Image: Copilot

Microsoft, GitHub, and OpenAI are on the receiving end of an interesting new lawsuit, with a couple of plaintiffs accusing them of running afoul of the Digital Millennium Copyright Act (“DMCA”), and also engaging in breach of contract, tortious interference, fraud, false designation, unjust enrichment, and unfair competition in connection with Copilot, a subscription-based AI tool co-developed by GitHub and OpenAI. At the heart of the plaintiffs’ suit: Their claim that the defendants used their copyright-protected source code as training data for Copilot, which enables software developers to easily generate code by “turning natural language prompts into coding suggestions across dozens of languages.”

According to the plaintiffs, open-source code repository GitHub, OpenAI (which created the GPT-3 language model used to create Copilot), GitHub owner and OpenAI investor Microsoft (the “defendants”) used data that they sourced from publicly accessible repositories on GitHub to train Copilot. The plaintiffs assert that they “posted such code or other works under cer­tain open-source licenses on GitHub,” and that all of those licenses require attribution of the author’s name and copyright. The problem, they claim, is that in using their code, the defendants stripped the “attribution, copyright notice, and license terms from their code in violation of the licenses and the plaintiffs’ and the class’s rights.” 

Now, the plaintiffs argue that Microsoft and co. are using Copilot to “distribute the now-anonymized code to Copilot users as if it were created by Copilot.” 

In addi­tion to allegedly vio­lat­ing the attri­bu­tion require­ments of the open-source licenses, the plaintiffs contend that, among other things, the defendants breached GitHub’s own terms of service and privacy policies (giving rise to contract claims), DMCA § 1202, which forbids the removal of copyright-management information, and the California Consumer Privacy Act. They are seeking certification of the proposed class action case, injunctive relief, and damages, stating that their estimates of statutory damages for the defendants’ “direct violations of DMCA Section 1202, alone, will exceed $9 million.” (That figure represents “minimum statutory damages ($2,500) incurred three times for each of the 1.2 million Copilot users Microsoft reported in June 2022,” the plaintiffs assert.)

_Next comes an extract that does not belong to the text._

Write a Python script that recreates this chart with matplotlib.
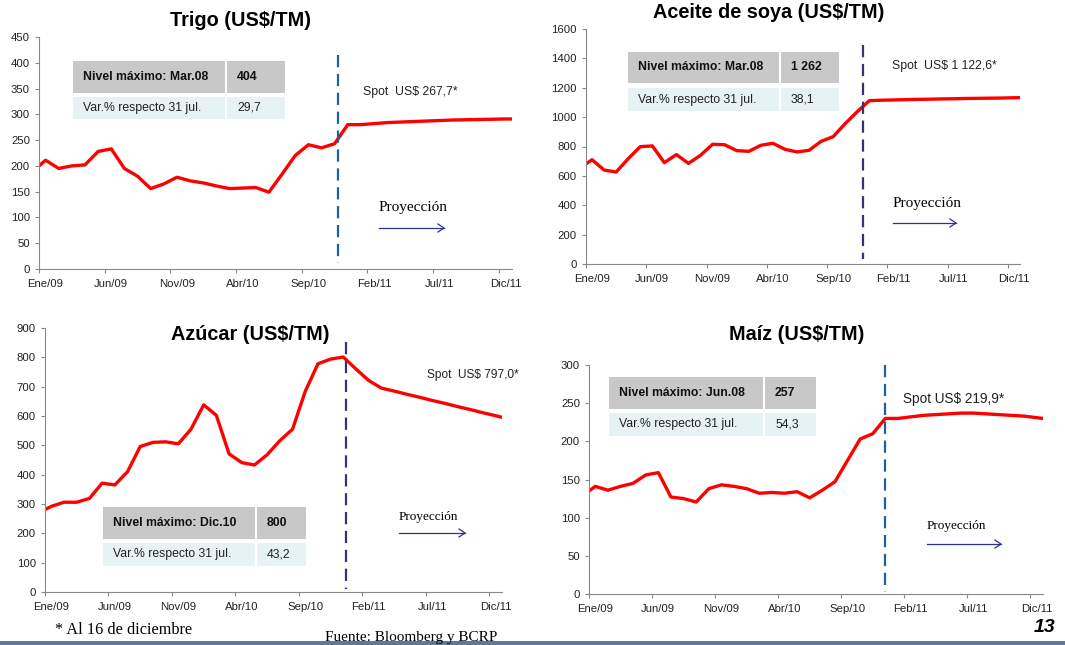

Reflecting on the newly initiated lawsuit, Bristows LLP’s Toby Headdon, Anneke Pol and Toby Crick stated in a note that this appears to be “the first U.S. class action challenging the training and output of an AI model and is therefore likely to been keenly watched by developers, data scientists, and lawyers in the field.” 

They state that the case is likely to involve a key of issues, including whether “copyrights in the software hosted in GitHub been infringed.”In that respect, they claim that key inquiries are: (1) Has code been copied from GitHub in order to be used as training data for, or incorporated in, Copilot/Codex?; (2) Are Copilot coding suggestions derivative works of GitHub code or do they render such derivative works as outputs?; and (3) Is the use made of code hosted in GitHub permitted under the US doctrine of fair use – for example, because it is transformative and used for a different purpose, namely to train Copilot/Codex to generate code? 

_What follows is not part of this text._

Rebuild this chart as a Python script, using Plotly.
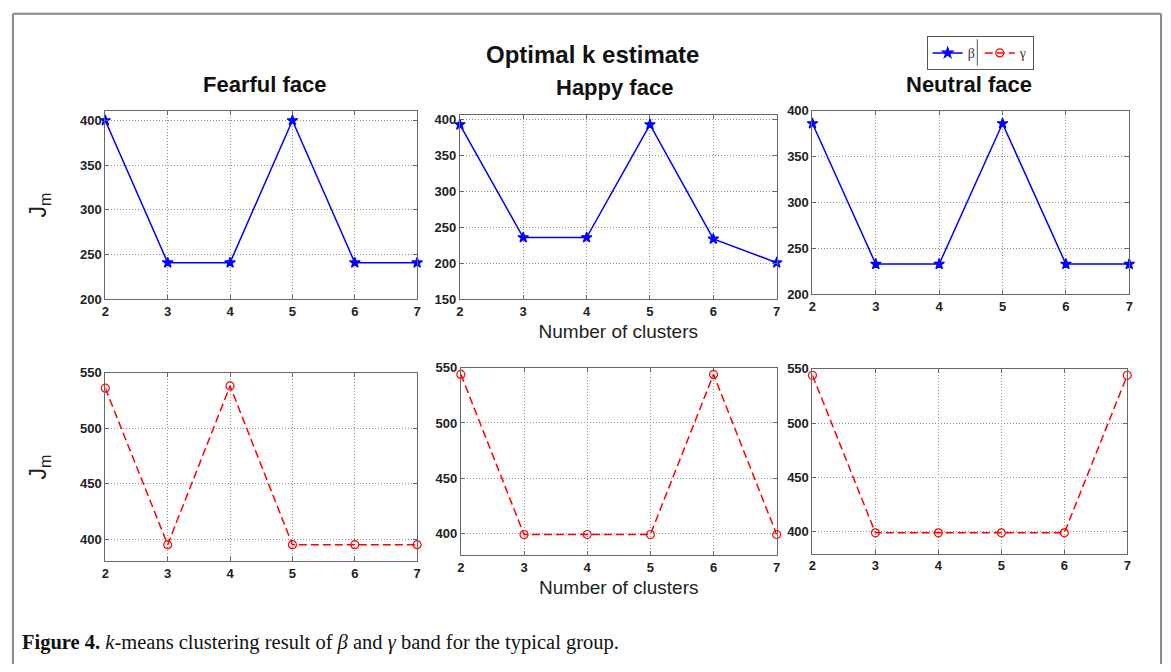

Beyond that, a critical issue will be whether “the open-source license terms included with the code hosted in GitHub prevent the use made of the code by Microsoft/OpenAI and GitHub?” For example, they contend: “Do the terms preclude use of the code (i) as training data or (ii) which results in it being incorporated verbatim in proprietary code such as Copilot/Codex?” And “have those license terms otherwise been breached – for example, by a failure to attribute the author’s name and copyright in a manner required by the open-source licenses?”

The case is J. DOE 3, et al., v. GitHub, Inc. et al., 3:22-cv-07074 (N.D. Cal.).